Christ's Resurrection Basis of Social Doctrine
by Christopher Dodson
Executive Director, North Dakota Catholic Conference
April 2010





Christ’s resurrection changes everything.

We have heard this before. Every Easter we commemorate Christ’s resurrection. We acknowledge that He conquered death and gives everlasting life.

The life of a Christian, however, is not just about commemorating and acknowledging. A Christian life means constantly discovering and living the truth that Christ’s resurrection radically changes everything.

We are accustomed to thinking about what the resurrection means for us on a personal level, especially the destiny of our souls. We are less accustomed to thinking about what the resurrection means to how we relate to the rest of humanity. Yet Christ’s resurrection has implications for everything, including politics, economics, business, and public affairs. For that reason, the church’s
Compendium of the Social Doctrine of the Church devotes several foundational paragraphs to explaining why God’s plan of salvation radically changes relations among humans and why it is the basis of the Church’s social teaching.

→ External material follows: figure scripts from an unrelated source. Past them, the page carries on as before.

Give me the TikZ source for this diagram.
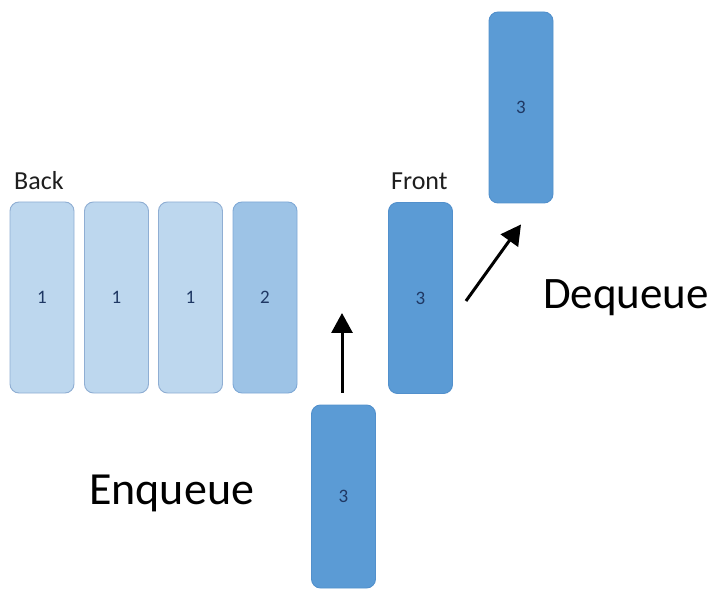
\documentclass[tikz,border=0pt]{standalone}
\usepackage{fontspec}
\setmainfont{Carlito}
\usetikzlibrary{arrows.meta}

\definecolor{qlight}{HTML}{BDD7EE}
\definecolor{qmid}{HTML}{9DC3E6}
\definecolor{qdark}{HTML}{5B9BD5}
\definecolor{qlightedge}{HTML}{8FAED3}
\definecolor{qmidedge}{HTML}{7FA9D6}
\definecolor{qdarkedge}{HTML}{5290CC}
\definecolor{qnum}{HTML}{1F3864}
\definecolor{qtext}{HTML}{1E1E1E}

\tikzset{
  qbox/.style={rectangle, rounded corners=9pt, minimum width=64pt,
    minimum height=191pt, line width=0.9pt, inner sep=0pt,
    text=qnum, font=\fontsize{19}{19}\selectfont},
  lightbox/.style={qbox, fill=qlight, draw=qlightedge},
  midbox/.style={qbox, fill=qmid, draw=qmidedge},
  darkbox/.style={qbox, fill=qdark, draw=qdarkedge},
  endlabel/.style={anchor=base west, inner sep=0pt, text=qtext,
    font=\fontsize{26}{26}\selectfont},
  oplabel/.style={anchor=base west, inner sep=0pt, text=black,
    font=\fontsize{45}{45}\selectfont},
  qarrow/.style={line width=3pt, -{Triangle[width=21pt,length=20pt]}}
}

\begin{document}
\begin{tikzpicture}[x=1pt,y=-1pt]
  \useasboundingbox (0,0) rectangle (720,593);

  % queue contents, back to front
  \node[lightbox] (b1) at (42,297.5) {1};
  \node[lightbox] (b2) at (116.5,297.5) {1};
  \node[lightbox] (b3) at (190.5,297.5) {1};
  \node[midbox]   (b4) at (265,297.5) {2};
  \node[darkbox]  (front) at (420.5,298) {3};

  % element leaving and element arriving
  \node[darkbox] (out) at (521,107.5) {3};
  \node[darkbox, minimum height=183pt] (in) at (343.5,496.5) {3};

  % end labels
  \node[endlabel] (back lbl) at (14,190) {Back};
  \node[endlabel] (front lbl) at (391,190) {Front};

  % operation labels
  \node[oplabel, font=\fontsize{46}{46}\selectfont] (enq) at (89,504) {Enqueue};
  \node[oplabel] (deq) at (543,309) {Dequeue};

  % arrows
  \coordinate (enqTip) at (342,313);
  \draw[qarrow] ([xshift=-1.5pt,yshift=12pt]in.north) -- (enqTip);
  \draw[qarrow] ([xshift=13pt,yshift=-3pt]front.east) -- ([yshift=-21pt]out.south);
\end{tikzpicture}
\end{document}
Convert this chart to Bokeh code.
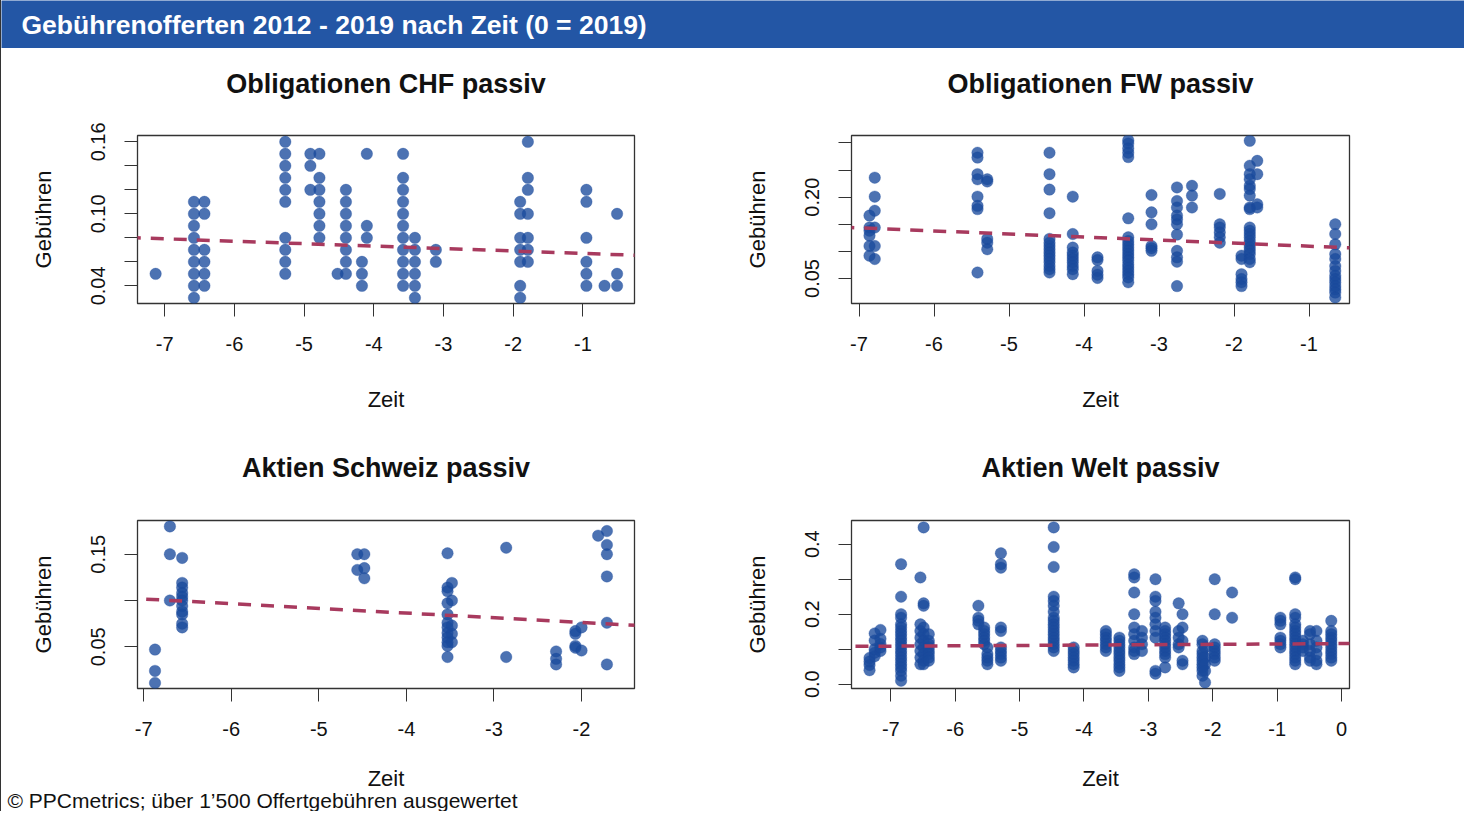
from bokeh.plotting import figure
from bokeh.models import (Range1d, FixedTicker, Slope, Label, Title,
                          ColumnDataSource, PrintfTickFormatter)
from bokeh.layouts import column, row
from bokeh.embed import file_html
from bokeh.resources import INLINE

# ---------------- data ----------------
HEADER = "Gebührenofferten 2012 - 2019 nach Zeit (0 = 2019)"
FOOTER = "© PPCmetrics; über 1’500 Offertgebühren ausgewertet"
X_LABEL = "Zeit"
Y_LABEL = "Gebühren"

# Panel 1: Obligationen CHF passiv
chf_title = "Obligationen CHF passiv"
chf_cols = [-7.13, -6.58, -6.43, -5.27, -4.91, -4.78, -4.52, -4.40, -4.17, -4.10,
            -3.58, -3.41, -3.11, -1.90, -1.79, -0.95, -0.69, -0.51]
chf_vals = [
    [0.05],
    [0.11, 0.10, 0.09, 0.08, 0.07, 0.06, 0.05, 0.04, 0.03],
    [0.11, 0.10, 0.07, 0.06, 0.05, 0.04],
    [0.16, 0.15, 0.14, 0.13, 0.12, 0.11, 0.08, 0.07, 0.06, 0.05],
    [0.15, 0.14, 0.12],
    [0.15, 0.13, 0.12, 0.11, 0.10, 0.09, 0.08],
    [0.05],
    [0.12, 0.11, 0.10, 0.09, 0.08, 0.07, 0.06, 0.05],
    [0.06, 0.05, 0.04],
    [0.15, 0.09, 0.08],
    [0.15, 0.13, 0.12, 0.11, 0.10, 0.09, 0.08, 0.07, 0.06, 0.05, 0.04],
    [0.08, 0.07, 0.06, 0.05, 0.04, 0.03],
    [0.07, 0.06],
    [0.11, 0.10, 0.08, 0.07, 0.06, 0.04, 0.03],
    [0.16, 0.13, 0.12, 0.10, 0.08, 0.07, 0.06],
    [0.12, 0.11, 0.08, 0.06, 0.05, 0.04],
    [0.04],
    [0.10, 0.05, 0.04],
]
chf_trend_intercept = 0.0650
chf_trend_slope = -0.00203
chf_xticks = [-7, -6, -5, -4, -3, -2, -1]
chf_yticks = [0.04, 0.10, 0.16]
chf_yticks_minor = [0.06, 0.08, 0.12, 0.14]

# Panel 2: Obligationen FW passiv
fw_title = "Obligationen FW passiv"
fw_cols = [-6.86, -6.79, -5.42, -5.29, -4.46, -4.15, -3.82, -3.41, -3.10, -2.76,
           -2.56, -2.19, -1.90, -1.79, -1.69, -0.65]
fw_vals = [
    [0.166, 0.144, 0.138, 0.129, 0.110, 0.092],
    [0.236, 0.201, 0.175, 0.144, 0.110, 0.086],
    [0.282, 0.273, 0.2425, 0.233, 0.201, 0.184, 0.178, 0.061],
    [0.233, 0.229, 0.123, 0.116, 0.104],
    [0.282, 0.2425, 0.214, 0.1705, 0.123, 0.116, 0.110, 0.104, 0.098, 0.092, 0.086,
     0.080, 0.073, 0.067, 0.061],
    [0.201, 0.132, 0.107, 0.098, 0.092, 0.086, 0.080, 0.073, 0.067, 0.058],
    [0.089, 0.084, 0.064, 0.057, 0.051],
    [0.305, 0.299, 0.290, 0.282, 0.274, 0.161, 0.126, 0.119, 0.113, 0.107, 0.101,
     0.095, 0.089, 0.083, 0.076, 0.070, 0.064, 0.058, 0.052, 0.043],
    [0.204, 0.172, 0.150, 0.110, 0.106, 0.101],
    [0.218, 0.193, 0.181, 0.166, 0.159, 0.150, 0.131, 0.101, 0.089, 0.081, 0.036],
    [0.221, 0.203, 0.181],
    [0.206, 0.150, 0.144, 0.135, 0.126, 0.116],
    [0.092, 0.086, 0.058, 0.049, 0.043, 0.036],
    [0.304, 0.258, 0.2425, 0.233, 0.221, 0.215, 0.203, 0.181, 0.178, 0.144, 0.138,
     0.132, 0.126, 0.119, 0.113, 0.107, 0.101, 0.095, 0.086, 0.080],
    [0.267, 0.2425, 0.187, 0.181],
    [0.150, 0.132, 0.113, 0.095, 0.086, 0.073, 0.064, 0.055, 0.049, 0.043, 0.036,
     0.030, 0.024, 0.015],
]
fw_trend_intercept = 0.104
fw_trend_slope = -0.00563
fw_xticks = [-7, -6, -5, -4, -3, -2, -1]
fw_yticks = [0.05, 0.20]
fw_yticks_minor = [0.10, 0.15, 0.25, 0.30]

# Panel 3: Aktien Schweiz passiv
ch_title = "Aktien Schweiz passiv"
ch_cols = [-6.87, -6.70, -6.56, -4.56, -4.48, -3.53, -3.48, -2.86, -2.29, -2.07,
           -2.00, -1.81, -1.71]
ch_vals = [
    [0.047, 0.024, 0.011],
    [0.180, 0.150, 0.100],
    [0.146, 0.119, 0.114, 0.108, 0.104, 0.100, 0.094, 0.088, 0.085, 0.075, 0.071],
    [0.150, 0.133],
    [0.150, 0.135, 0.124],
    [0.151, 0.114, 0.110, 0.097, 0.085, 0.076, 0.071, 0.065, 0.060, 0.055, 0.051, 0.039],
    [0.119, 0.100, 0.073, 0.064, 0.055],
    [0.157, 0.039],
    [0.045, 0.037, 0.031],
    [0.067, 0.064, 0.051, 0.049],
    [0.071, 0.046],
    [0.170],
    [0.175, 0.160, 0.150, 0.126, 0.076, 0.031],
]
ch_trend_intercept = 0.0662
ch_trend_slope = -0.00506
ch_xticks = [-7, -6, -5, -4, -3, -2]
ch_yticks = [0.05, 0.15]
ch_yticks_minor = [0.10]

# Panel 4: Aktien Welt passiv
w_title = "Aktien Welt passiv"
w_cols = [-7.33, -7.25, -7.16, -6.84, -6.54, -6.49, -6.41, -5.64, -5.55, -5.50,
          -5.29, -4.47, -4.16, -3.66, -3.45, -3.22, -3.10, -2.89, -2.74, -2.53,
          -2.47, -2.16, -2.12, -1.97, -1.70, -0.95, -0.72, -0.60, -0.49, -0.39, -0.16]
w_vals = [
    [0.040, 0.055, 0.065, 0.075],
    [0.080, 0.090, 0.100, 0.125, 0.145],
    [0.095, 0.105, 0.115, 0.130, 0.155],
    [0.343, 0.250, 0.200, 0.190, 0.171, 0.162, 0.152, 0.143, 0.133, 0.124, 0.114,
     0.105, 0.095, 0.086, 0.076, 0.067, 0.057, 0.048, 0.038, 0.024, 0.010],
    [0.305, 0.171, 0.152, 0.133, 0.114, 0.095, 0.076, 0.057],
    [0.448, 0.231, 0.224, 0.162, 0.143, 0.124, 0.105, 0.086, 0.067, 0.057],
    [0.143, 0.124, 0.114, 0.105, 0.095, 0.086, 0.076, 0.067],
    [0.224, 0.190, 0.181, 0.171],
    [0.162, 0.152, 0.143, 0.133, 0.124, 0.114],
    [0.105, 0.086, 0.076, 0.067, 0.057],
    [0.374, 0.343, 0.333, 0.162, 0.152, 0.105, 0.095, 0.086, 0.076, 0.067],
    [0.448, 0.392, 0.335, 0.250, 0.238, 0.224, 0.207, 0.190, 0.181, 0.171, 0.162,
     0.152, 0.143, 0.133, 0.124, 0.114, 0.105, 0.095],
    [0.105, 0.095, 0.086, 0.076, 0.067, 0.057, 0.048],
    [0.152, 0.143, 0.133, 0.124, 0.114, 0.105, 0.095],
    [0.133, 0.124, 0.114, 0.105, 0.095, 0.086, 0.076, 0.067, 0.057, 0.048, 0.038],
    [0.314, 0.305, 0.262, 0.200, 0.162, 0.143, 0.124, 0.105, 0.095, 0.086],
    [0.152, 0.133, 0.114, 0.095],
    [0.300, 0.250, 0.238, 0.207, 0.190, 0.171, 0.152, 0.133, 0.038, 0.030],
    [0.162, 0.152, 0.143, 0.133, 0.124, 0.114, 0.105, 0.095, 0.086, 0.076, 0.048],
    [0.231, 0.152, 0.133, 0.114, 0.105],
    [0.200, 0.162, 0.124, 0.067, 0.057],
    [0.124, 0.114, 0.095, 0.086, 0.076, 0.067, 0.057, 0.048, 0.038, 0.024],
    [0.105, 0.076, 0.057, 0.038, 0.005],
    [0.300, 0.200, 0.114, 0.105, 0.095, 0.086, 0.076, 0.067],
    [0.262, 0.190],
    [0.190, 0.181, 0.171, 0.133, 0.124, 0.114, 0.105],
    [0.305, 0.300, 0.200, 0.190, 0.171, 0.162, 0.152, 0.143, 0.133, 0.124, 0.114,
     0.105, 0.095, 0.086, 0.076, 0.067, 0.057],
    [0.124, 0.114, 0.105, 0.095],
    [0.152, 0.143, 0.114, 0.095, 0.076, 0.067],
    [0.152, 0.124, 0.105, 0.086, 0.067, 0.057],
    [0.181, 0.152, 0.143, 0.133, 0.124, 0.114, 0.105, 0.095, 0.086, 0.076, 0.067],
]
w_trend_intercept = 0.116
w_trend_slope = 0.00105
w_xticks = [-7, -6, -5, -4, -3, -2, -1, 0]
w_yticks = [0.0, 0.2, 0.4]
w_yticks_minor = [0.1, 0.3]

# ---------------- style ----------------
FONT = "Liberation Sans"
HDR_BLUE = "#2356a5"
PT_COLOR = "#1a4a9c"
TREND_COLOR = "#a83a5e"
AX_COLOR = "#333333"
B_LEFT = 136


def blank(width, height, b_left=0, b_right=0, fill="white"):
    f = figure(width=width, height=height, x_range=Range1d(0, 1), y_range=Range1d(0, 1),
               output_backend="svg", toolbar_location=None,
               min_border_left=b_left, min_border_right=b_right,
               min_border_top=0, min_border_bottom=0,
               x_axis_location=None, y_axis_location=None,
               background_fill_color=fill, border_fill_color=fill,
               outline_line_color=None)
    f.grid.visible = False
    return f


def title_strip(text, width, b_right, height):
    t = blank(width, height, B_LEFT, b_right)
    t.add_layout(Label(x=0.5, y=0.5, text=text, text_align="center",
                       text_baseline="middle", text_font=FONT, text_font_size="27px",
                       text_font_style="bold", text_color="#111111"))
    return t


def make_panel(cols, vals, icpt, slope, xr, yr, xticks, yticks, yminor,
               yfmt, width, b_right, height, b_top, b_bottom, xlab_standoff):
    p = figure(width=width, height=height,
               x_range=Range1d(*xr), y_range=Range1d(*yr),
               output_backend="svg", toolbar_location=None,
               min_border_left=B_LEFT, min_border_right=b_right,
               min_border_top=b_top, min_border_bottom=b_bottom,
               background_fill_color="white", border_fill_color="white")
    p.grid.visible = False
    p.outline_line_color = AX_COLOR
    p.outline_line_width = 1.3

    xa = p.xaxis[0]
    xa.ticker = FixedTicker(ticks=xticks, minor_ticks=[])
    xa.formatter = PrintfTickFormatter(format="%d")
    ya = p.yaxis[0]
    ya.ticker = FixedTicker(ticks=yticks, minor_ticks=yminor)
    ya.formatter = PrintfTickFormatter(format=yfmt)
    ya.major_label_orientation = "vertical"
    for ax in (xa, ya):
        ax.axis_line_color = None
        ax.major_tick_in = 0
        ax.major_tick_out = 13
        ax.minor_tick_in = 0
        ax.minor_tick_out = 13
        ax.major_tick_line_color = AX_COLOR
        ax.minor_tick_line_color = AX_COLOR
        ax.major_label_text_font = FONT
        ax.major_label_text_font_size = "20px"
        ax.major_label_text_color = "#111111"
        ax.axis_label_text_font = FONT
        ax.axis_label_text_font_size = "22px"
        ax.axis_label_text_font_style = "normal"
        ax.axis_label_text_color = "#111111"
    xa.axis_label = X_LABEL
    xa.major_label_standoff = 20
    xa.axis_label_standoff = xlab_standoff
    ya.axis_label = Y_LABEL
    ya.major_label_standoff = 19
    ya.axis_label_standoff = 33

    xs, ys = [], []
    for c, v in zip(cols, vals):
        xs += [c] * len(v)
        ys += v
    src = ColumnDataSource(dict(x=xs, y=ys))
    p.scatter("x", "y", source=src, size=11.5, fill_color=PT_COLOR, fill_alpha=0.78,
              line_color=PT_COLOR, line_alpha=0.3)
    p.add_layout(Slope(gradient=slope, y_intercept=icpt, line_color=TREND_COLOR,
                       line_width=3.5, line_dash="13 10"))
    return p


header = blank(1463, 48, fill=HDR_BLUE)
header.add_layout(Label(x=0, y=0.5, x_offset=20, text=HEADER, text_baseline="middle",
                        text_align="left", text_color="white", text_font=FONT,
                        text_font_size="26.5px", text_font_style="bold"))

chf_xr, chf_yr = (-7.39, -0.26), (0.0253, 0.1653)
fw_xr, fw_yr = (-7.10, -0.46), (0.0039, 0.3138)
ch_xr, ch_yr = (-7.07, -1.395), (0.005, 0.1864)
w_xr, w_yr = (-7.61, 0.123), (-0.0123, 0.4677)

# top row: title strip 70 + plot 305 ; bottom row: title strip 88 + plot 300
p1 = make_panel(chf_cols, chf_vals, chf_trend_intercept, chf_trend_slope,
                chf_xr, chf_yr, chf_xticks, chf_yticks, chf_yticks_minor,
                "%.2f", 714, 81, 305, 17, 120, 33)
p2 = make_panel(fw_cols, fw_vals, fw_trend_intercept, fw_trend_slope,
                fw_xr, fw_yr, fw_xticks, fw_yticks, fw_yticks_minor,
                "%.2f", 749, 115, 305, 17, 120, 33)
p3 = make_panel(ch_cols, ch_vals, ch_trend_intercept, ch_trend_slope,
                ch_xr, ch_yr, ch_xticks, ch_yticks, ch_yticks_minor,
                "%.2f", 714, 81, 300, 9, 123, 27)
p4 = make_panel(w_cols, w_vals, w_trend_intercept, w_trend_slope,
                w_xr, w_yr, w_xticks, w_yticks, w_yticks_minor,
                "%.1f", 749, 115, 300, 9, 123, 27)

# source note at the page's bottom-left corner
p3.add_layout(Title(text=FOOTER, align="left", offset=-130, standoff=-10,
                    vertical_align="top", text_font=FONT, text_font_size="21px",
                    text_font_style="normal", text_color="#111111"), "below")

t1 = title_strip(chf_title, 714, 81, 70)
t2 = title_strip(fw_title, 749, 115, 70)
t3 = title_strip(ch_title, 714, 81, 88)
t4 = title_strip(w_title, 749, 115, 88)

layout = column(header,
                row(column(t1, p1), column(t2, p2)),
                row(column(t3, p3), column(t4, p4)),
                styles={"border-left": "1px solid #333333"})
open("out.html", "w").write(file_html(layout, INLINE))
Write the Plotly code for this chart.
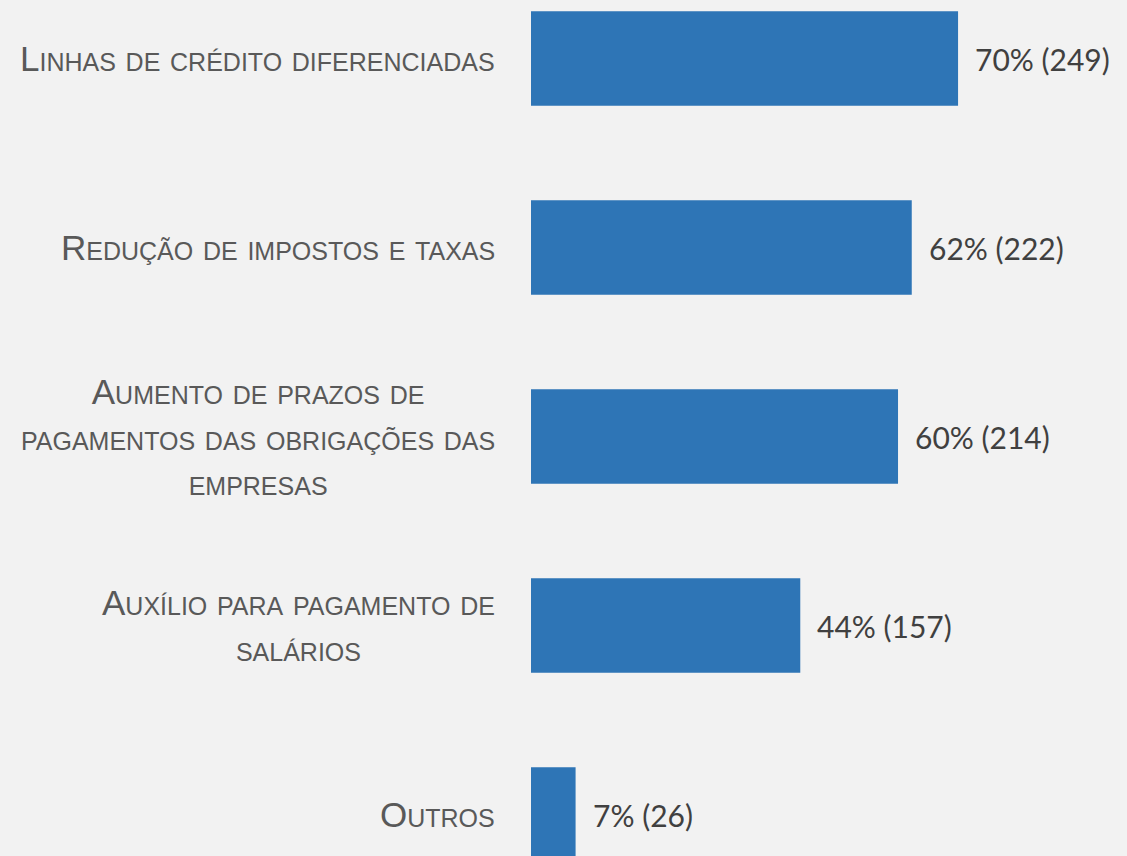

Christ’ resurrection means hope. This hope is more than a personal optimism that we will someday escape the pains of this world. It is an affirmation that God is with us on our journey and that His plan for salvation was accomplished by the cross and resurrection.

A life of hope means a politics of hope. The church teaches that our social life should “flow” from hope. Politicians, advertisers, and prognosticators of technology have, unfortunately, appropriated the word “hope” and diminished its true meaning. True hope is not found in people, products, or technology, but in God. Nevertheless, hope must shape how we engage with people, products, and technology.

This means that fear should not shape politics. Too much political rhetoric appeals to our fears rather than our hopes. I have seen, for example, people interpret benign legislation in the most negative light out of a pervasive fear of how the law might be used. In a life without hope, paranoia replaces prudence.

Closely related to politics of fear is politics of opposition and politics of resignation. There exist times, of course, when we must oppose something, such as threats to human life. There exist times when we must acknowledge our limits, both in human behavior and natural resources. Politics shaped by hope, however, cannot not begin and end there.

The resurrection also means that we should not make politics personal. Christ’s death and resurrection offered salvation “for all people and the of the whole person: it is universal and integral salvation.” (
Compendium of the Social Doctrine of the Church, 38.) Even creation shares in the resurrection. (Rom 8) This universality (catholicity) made possible by Christ lies at the root of the church’s social doctrine.

In some respects, the popular phrase “Jesus as my personal savior” has had unfortunate implications. It is true that being Christian means an encounter with “a person, which gives life a new horizon and a decisive direction.” (
Deus Caritas Est, 1) The phrase “personal savior,” however, can have the tendency to reduce Christ’s act of salvation to a solely personal matter. This, in turn, fosters a destructive form of individualism.

Rather than individualism, the church teaches solidarity. The church’s emphasis on solidarity in social relations does not just come from the recognition that every human person is bestowed with dignity or the fact that all lives are interconnected. Although both statements are true, it is the binding of all humanity, and indeed all the world, in Christ’s death and resurrection that provides the foundation of church’s social teaching. The resurrection means that it will never be “just about me.”

Christ is risen. Indeed, He is risen.

And nothing is or ever will be the same.